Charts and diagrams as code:
<<<<
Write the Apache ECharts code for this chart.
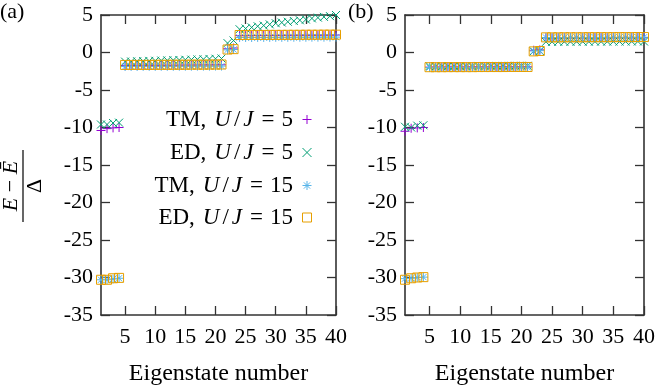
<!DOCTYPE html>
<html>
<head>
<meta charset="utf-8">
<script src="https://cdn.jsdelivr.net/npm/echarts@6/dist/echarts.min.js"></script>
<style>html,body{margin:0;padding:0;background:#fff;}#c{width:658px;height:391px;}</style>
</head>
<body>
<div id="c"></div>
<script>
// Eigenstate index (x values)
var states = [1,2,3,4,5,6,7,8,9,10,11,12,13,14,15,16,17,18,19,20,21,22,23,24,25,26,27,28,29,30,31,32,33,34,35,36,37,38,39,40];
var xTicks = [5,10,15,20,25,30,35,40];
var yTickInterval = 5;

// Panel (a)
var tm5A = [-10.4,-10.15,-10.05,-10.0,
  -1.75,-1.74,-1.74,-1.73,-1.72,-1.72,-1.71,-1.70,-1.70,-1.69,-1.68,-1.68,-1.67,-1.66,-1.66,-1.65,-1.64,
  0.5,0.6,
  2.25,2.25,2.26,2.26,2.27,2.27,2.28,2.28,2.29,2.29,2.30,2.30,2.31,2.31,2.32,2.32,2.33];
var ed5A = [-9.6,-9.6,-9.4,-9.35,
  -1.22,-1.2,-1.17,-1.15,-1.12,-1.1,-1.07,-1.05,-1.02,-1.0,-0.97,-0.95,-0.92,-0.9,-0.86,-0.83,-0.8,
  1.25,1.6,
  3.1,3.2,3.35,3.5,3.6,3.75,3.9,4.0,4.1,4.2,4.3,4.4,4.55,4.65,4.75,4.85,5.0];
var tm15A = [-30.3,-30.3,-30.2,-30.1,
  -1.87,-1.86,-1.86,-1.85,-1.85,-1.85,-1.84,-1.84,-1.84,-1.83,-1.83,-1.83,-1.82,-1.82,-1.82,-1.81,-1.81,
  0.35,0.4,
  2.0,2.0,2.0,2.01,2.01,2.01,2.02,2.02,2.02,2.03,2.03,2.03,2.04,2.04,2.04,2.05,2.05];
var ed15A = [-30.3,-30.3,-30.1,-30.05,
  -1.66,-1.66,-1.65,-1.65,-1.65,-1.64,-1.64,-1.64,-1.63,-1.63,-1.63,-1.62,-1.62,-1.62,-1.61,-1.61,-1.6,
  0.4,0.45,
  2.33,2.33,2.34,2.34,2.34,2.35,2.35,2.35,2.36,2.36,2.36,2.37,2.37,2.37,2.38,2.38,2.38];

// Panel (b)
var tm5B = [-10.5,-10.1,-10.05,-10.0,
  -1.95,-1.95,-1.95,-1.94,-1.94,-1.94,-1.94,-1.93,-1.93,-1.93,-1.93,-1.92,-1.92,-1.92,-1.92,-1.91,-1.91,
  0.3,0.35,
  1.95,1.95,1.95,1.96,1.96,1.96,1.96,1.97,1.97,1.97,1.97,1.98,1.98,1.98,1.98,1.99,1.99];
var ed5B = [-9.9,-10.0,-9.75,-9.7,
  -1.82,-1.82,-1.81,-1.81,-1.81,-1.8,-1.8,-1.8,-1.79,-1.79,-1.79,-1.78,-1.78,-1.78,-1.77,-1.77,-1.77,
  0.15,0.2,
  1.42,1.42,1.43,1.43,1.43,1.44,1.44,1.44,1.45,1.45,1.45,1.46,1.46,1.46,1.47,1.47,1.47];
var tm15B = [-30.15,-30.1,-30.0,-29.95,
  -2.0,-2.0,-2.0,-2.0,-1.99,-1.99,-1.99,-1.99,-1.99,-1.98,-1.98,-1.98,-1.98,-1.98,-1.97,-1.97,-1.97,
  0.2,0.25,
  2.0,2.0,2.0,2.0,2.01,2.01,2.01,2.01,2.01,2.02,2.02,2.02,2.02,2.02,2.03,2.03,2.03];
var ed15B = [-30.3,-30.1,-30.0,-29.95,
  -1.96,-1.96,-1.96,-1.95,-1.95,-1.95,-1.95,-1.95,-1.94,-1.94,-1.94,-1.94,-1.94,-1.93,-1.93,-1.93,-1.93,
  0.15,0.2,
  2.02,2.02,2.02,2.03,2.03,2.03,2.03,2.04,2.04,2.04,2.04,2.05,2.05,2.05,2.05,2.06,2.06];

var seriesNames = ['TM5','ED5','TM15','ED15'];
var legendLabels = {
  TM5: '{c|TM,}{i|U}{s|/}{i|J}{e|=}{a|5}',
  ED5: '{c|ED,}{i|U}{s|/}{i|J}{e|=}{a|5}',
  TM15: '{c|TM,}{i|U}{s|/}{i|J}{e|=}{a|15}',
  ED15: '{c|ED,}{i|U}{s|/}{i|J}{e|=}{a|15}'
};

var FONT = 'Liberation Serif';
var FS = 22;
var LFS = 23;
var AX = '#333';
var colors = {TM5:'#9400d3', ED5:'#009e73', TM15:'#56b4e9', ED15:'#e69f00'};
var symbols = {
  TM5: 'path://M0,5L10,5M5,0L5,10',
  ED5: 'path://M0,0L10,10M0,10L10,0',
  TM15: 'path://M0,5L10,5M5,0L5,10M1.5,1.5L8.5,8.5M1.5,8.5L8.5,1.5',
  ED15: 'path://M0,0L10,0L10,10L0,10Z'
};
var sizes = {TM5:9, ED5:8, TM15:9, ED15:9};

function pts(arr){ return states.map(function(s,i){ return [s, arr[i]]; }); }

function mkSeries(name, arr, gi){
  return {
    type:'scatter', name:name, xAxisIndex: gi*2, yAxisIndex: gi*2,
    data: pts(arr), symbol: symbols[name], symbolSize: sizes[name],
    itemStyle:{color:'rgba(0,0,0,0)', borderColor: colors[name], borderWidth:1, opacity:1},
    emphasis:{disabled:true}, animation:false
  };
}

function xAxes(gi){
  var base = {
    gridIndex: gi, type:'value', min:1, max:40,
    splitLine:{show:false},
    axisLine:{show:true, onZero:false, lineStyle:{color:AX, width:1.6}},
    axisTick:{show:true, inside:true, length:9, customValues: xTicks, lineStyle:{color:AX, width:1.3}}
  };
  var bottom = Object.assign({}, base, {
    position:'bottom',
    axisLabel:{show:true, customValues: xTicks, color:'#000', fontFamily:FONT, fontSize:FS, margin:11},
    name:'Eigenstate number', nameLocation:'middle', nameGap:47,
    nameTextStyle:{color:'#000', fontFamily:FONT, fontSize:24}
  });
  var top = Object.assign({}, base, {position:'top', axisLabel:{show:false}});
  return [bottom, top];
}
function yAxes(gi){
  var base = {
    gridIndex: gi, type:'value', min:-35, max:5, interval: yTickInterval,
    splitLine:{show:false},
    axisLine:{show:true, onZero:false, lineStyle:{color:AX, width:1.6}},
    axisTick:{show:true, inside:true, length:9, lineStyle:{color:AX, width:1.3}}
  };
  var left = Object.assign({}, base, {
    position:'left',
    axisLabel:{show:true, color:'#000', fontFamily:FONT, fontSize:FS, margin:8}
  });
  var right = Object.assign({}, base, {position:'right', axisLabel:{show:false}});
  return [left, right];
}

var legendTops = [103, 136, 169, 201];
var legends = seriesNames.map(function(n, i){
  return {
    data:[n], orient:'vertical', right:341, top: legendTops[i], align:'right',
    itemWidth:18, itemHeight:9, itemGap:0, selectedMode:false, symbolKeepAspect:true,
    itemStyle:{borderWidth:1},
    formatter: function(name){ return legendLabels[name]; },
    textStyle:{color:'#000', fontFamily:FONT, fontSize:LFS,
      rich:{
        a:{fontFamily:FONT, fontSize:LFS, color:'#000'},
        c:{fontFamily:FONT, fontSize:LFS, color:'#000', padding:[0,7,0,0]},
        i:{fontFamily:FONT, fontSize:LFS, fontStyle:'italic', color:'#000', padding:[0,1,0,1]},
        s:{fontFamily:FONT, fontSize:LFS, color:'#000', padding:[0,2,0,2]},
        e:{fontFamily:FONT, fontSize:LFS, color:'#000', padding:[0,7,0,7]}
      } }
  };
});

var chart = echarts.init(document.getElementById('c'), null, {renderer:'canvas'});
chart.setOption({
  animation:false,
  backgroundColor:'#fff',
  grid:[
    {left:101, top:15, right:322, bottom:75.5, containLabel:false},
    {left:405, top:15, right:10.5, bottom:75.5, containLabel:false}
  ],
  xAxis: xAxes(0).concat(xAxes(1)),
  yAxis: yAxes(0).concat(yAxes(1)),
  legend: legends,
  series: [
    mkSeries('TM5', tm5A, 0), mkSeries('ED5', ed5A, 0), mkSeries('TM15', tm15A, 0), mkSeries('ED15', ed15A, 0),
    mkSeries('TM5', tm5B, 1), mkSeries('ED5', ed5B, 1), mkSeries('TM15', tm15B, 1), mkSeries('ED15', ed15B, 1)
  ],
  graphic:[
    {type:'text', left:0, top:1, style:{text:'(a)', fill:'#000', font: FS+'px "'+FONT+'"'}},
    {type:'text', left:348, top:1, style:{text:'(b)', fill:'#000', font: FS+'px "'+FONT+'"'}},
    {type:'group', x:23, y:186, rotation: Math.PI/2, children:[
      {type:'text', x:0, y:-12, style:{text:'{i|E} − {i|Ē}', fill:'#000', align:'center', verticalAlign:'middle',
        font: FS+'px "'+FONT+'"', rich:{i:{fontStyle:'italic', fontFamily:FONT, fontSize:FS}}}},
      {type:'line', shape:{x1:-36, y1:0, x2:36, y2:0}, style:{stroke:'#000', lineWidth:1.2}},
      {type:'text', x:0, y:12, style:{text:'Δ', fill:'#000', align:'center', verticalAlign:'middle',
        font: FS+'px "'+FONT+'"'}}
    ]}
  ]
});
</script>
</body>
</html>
>>>>
<<<<
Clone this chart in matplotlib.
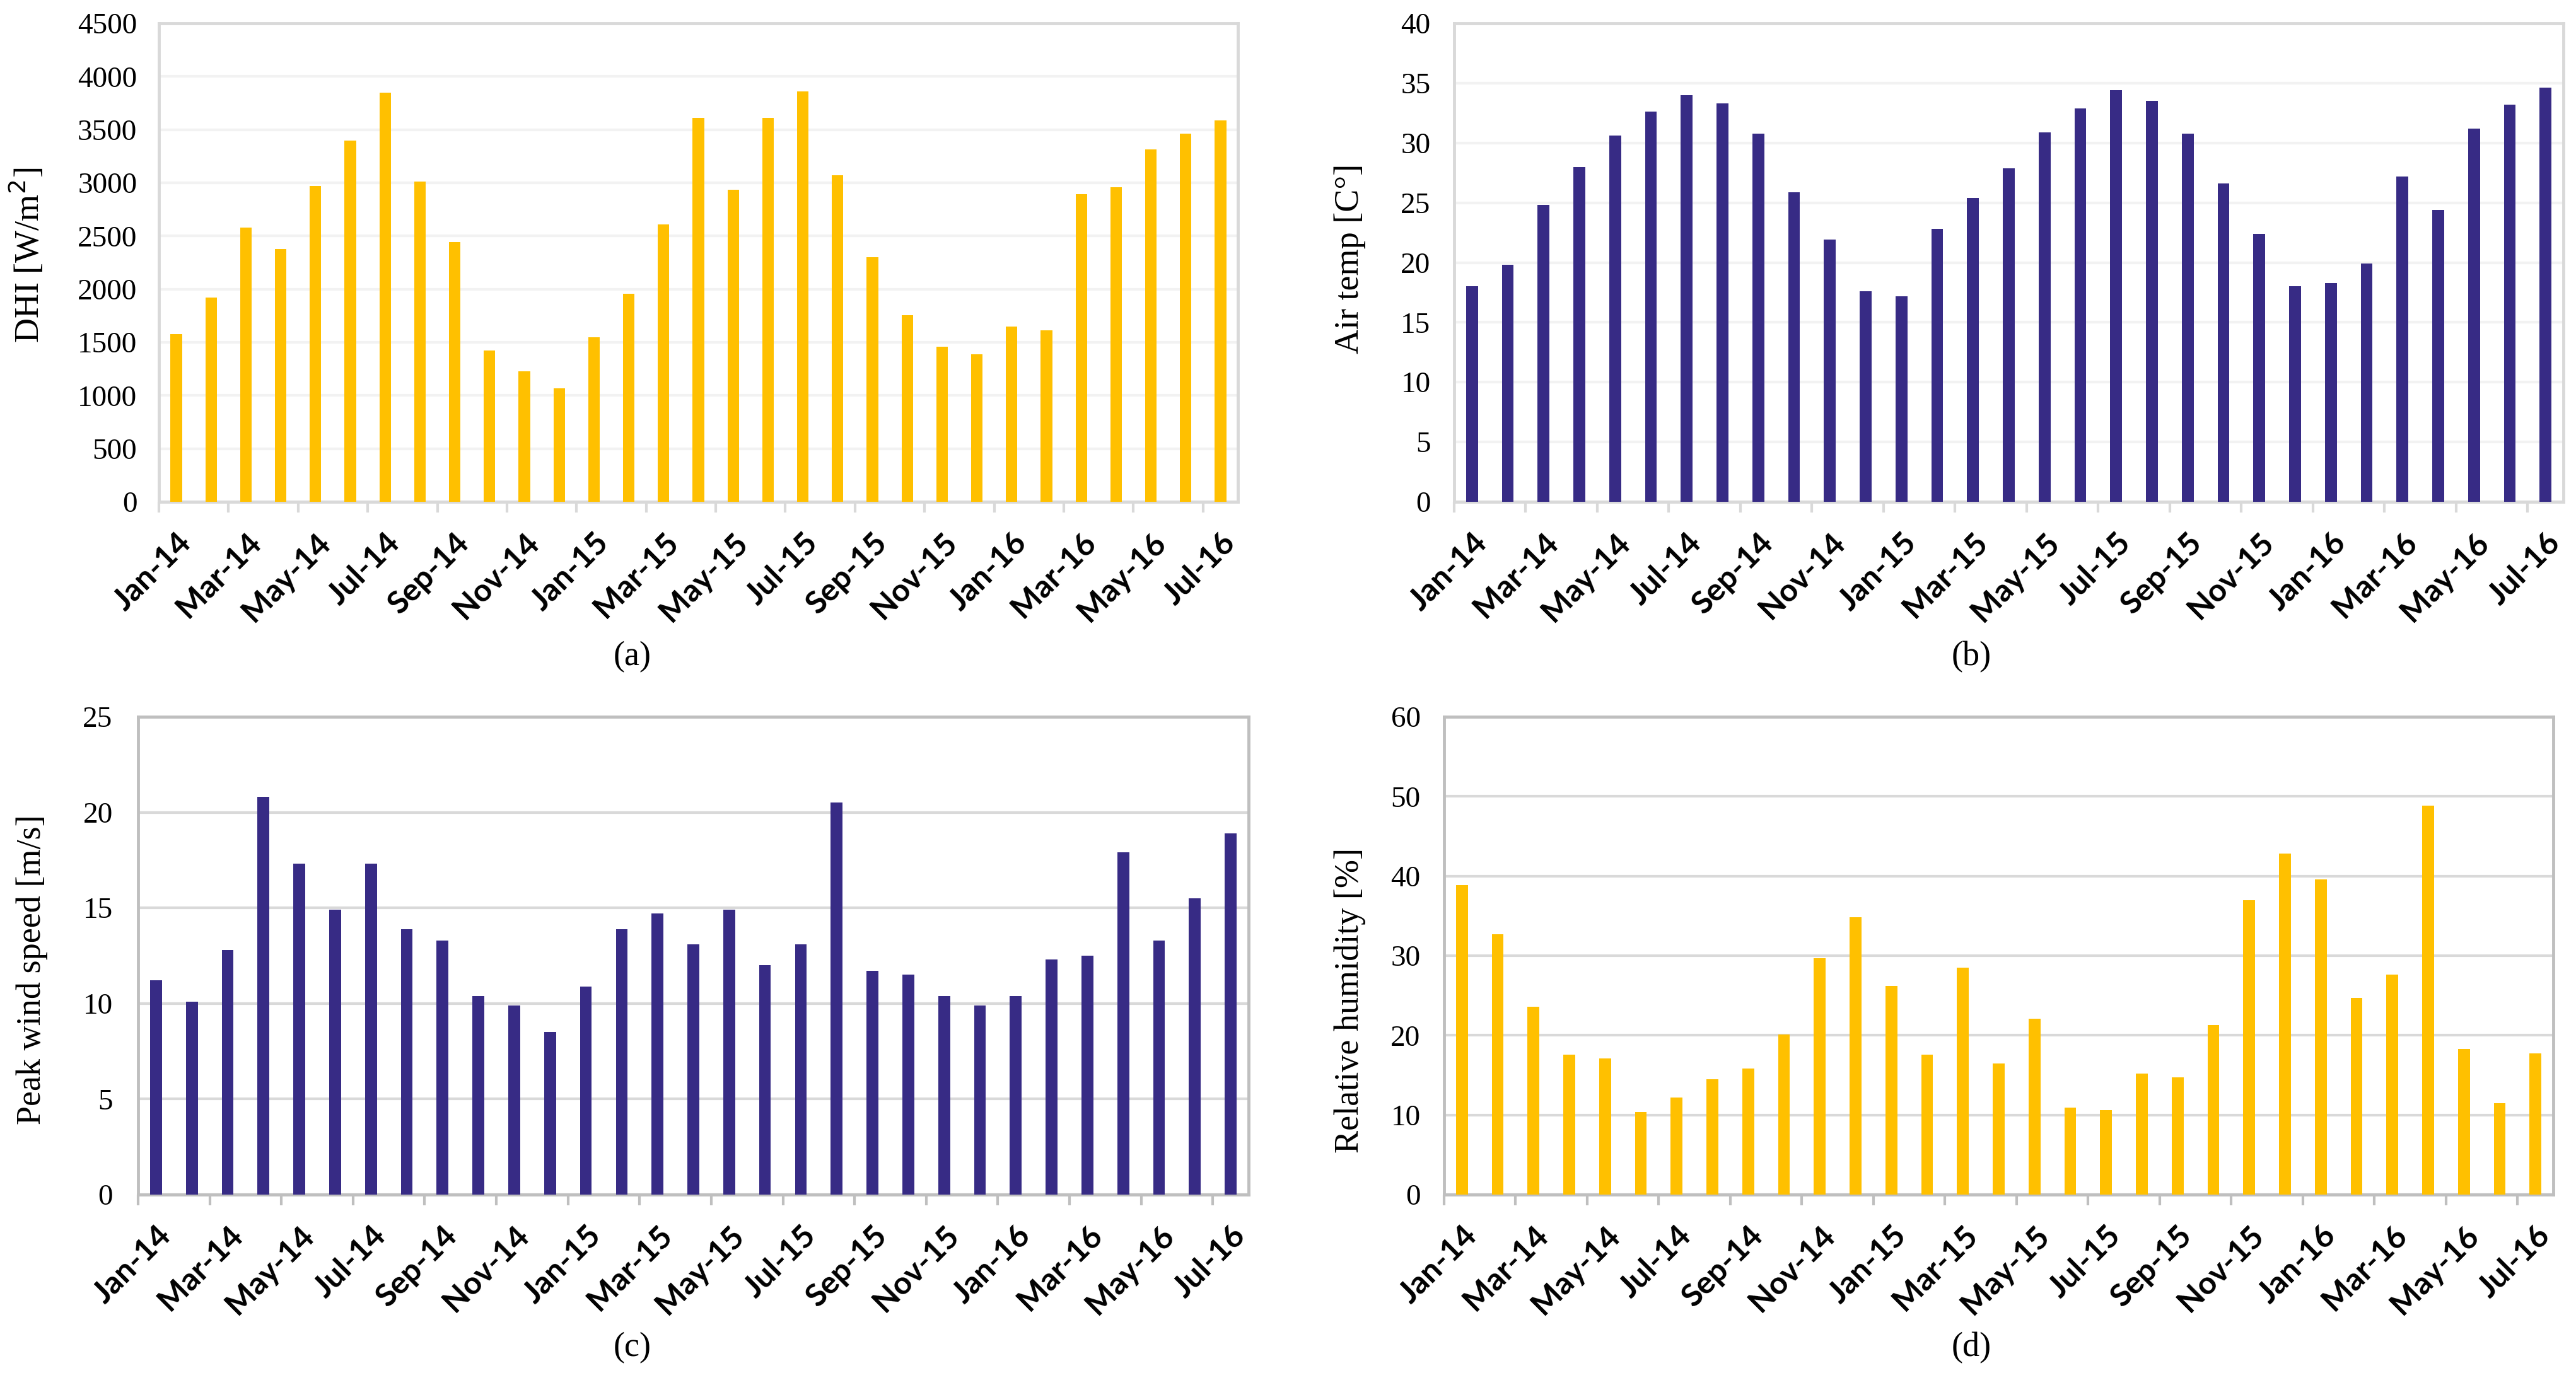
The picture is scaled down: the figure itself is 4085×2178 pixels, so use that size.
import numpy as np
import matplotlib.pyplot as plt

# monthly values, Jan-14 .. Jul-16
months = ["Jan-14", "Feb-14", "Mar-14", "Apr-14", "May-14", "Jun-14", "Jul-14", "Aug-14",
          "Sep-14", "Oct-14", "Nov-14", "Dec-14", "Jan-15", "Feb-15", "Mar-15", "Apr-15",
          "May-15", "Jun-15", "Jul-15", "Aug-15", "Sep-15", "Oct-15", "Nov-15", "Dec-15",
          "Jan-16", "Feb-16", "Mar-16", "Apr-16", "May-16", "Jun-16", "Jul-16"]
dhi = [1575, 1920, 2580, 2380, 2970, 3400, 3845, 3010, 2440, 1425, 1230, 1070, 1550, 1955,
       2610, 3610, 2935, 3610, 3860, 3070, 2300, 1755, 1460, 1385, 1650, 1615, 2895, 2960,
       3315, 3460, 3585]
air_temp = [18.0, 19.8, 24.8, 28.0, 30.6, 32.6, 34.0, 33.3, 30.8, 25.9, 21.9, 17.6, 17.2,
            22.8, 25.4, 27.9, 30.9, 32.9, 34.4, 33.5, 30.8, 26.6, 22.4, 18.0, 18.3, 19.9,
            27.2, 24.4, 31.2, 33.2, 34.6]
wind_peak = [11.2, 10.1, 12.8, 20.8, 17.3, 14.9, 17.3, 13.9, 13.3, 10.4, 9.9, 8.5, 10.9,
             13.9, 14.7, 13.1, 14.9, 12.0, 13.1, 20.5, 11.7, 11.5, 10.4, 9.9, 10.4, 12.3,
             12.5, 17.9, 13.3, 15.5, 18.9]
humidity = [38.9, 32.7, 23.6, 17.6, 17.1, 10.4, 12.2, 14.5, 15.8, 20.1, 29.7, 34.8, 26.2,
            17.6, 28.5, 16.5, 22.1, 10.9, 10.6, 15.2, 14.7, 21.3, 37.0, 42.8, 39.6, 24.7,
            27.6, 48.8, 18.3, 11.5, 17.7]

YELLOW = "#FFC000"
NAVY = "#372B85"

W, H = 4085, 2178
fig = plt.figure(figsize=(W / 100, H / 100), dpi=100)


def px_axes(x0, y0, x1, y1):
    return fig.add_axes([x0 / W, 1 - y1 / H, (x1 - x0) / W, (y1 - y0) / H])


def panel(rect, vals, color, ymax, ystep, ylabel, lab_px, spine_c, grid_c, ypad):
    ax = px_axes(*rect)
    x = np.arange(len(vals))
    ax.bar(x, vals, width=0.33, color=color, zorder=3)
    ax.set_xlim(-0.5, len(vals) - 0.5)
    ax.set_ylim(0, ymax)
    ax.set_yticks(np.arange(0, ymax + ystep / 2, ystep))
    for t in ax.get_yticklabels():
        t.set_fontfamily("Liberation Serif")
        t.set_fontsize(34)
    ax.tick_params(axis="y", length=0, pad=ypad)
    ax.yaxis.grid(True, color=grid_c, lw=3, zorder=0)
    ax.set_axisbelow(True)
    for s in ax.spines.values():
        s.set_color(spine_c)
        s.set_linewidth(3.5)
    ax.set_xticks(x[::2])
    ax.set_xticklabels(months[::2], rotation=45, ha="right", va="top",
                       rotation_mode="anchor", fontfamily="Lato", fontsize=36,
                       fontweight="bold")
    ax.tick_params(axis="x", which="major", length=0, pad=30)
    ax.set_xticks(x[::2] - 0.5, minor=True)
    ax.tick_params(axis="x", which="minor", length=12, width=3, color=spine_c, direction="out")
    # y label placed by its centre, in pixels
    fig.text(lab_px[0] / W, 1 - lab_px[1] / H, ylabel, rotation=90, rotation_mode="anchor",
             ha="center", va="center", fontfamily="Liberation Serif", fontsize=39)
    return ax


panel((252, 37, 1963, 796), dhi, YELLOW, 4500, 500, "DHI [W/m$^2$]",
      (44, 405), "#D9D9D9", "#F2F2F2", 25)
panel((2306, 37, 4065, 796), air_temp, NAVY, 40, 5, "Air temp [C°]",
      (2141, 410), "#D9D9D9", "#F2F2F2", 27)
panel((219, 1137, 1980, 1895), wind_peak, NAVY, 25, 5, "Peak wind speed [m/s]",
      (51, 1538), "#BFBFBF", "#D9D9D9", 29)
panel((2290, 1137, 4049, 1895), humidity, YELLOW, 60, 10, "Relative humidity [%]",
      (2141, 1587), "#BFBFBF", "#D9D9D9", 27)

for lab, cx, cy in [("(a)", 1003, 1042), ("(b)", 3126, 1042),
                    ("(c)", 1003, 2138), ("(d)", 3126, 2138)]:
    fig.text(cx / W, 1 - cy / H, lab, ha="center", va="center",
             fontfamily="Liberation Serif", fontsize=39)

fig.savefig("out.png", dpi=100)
>>>>
GOAL —
Make an exact copy of the lines from the one holding "Clone this chart in matplotlib." through the one holding "import matplotlib.pyplot as plt", end lines included, without the pictures.

SOLUTION FOR THIS TASK —
Clone this chart in matplotlib.
The picture is scaled down: the figure itself is 4085×2178 pixels, so use that size.
import numpy as np
import matplotlib.pyplot as plt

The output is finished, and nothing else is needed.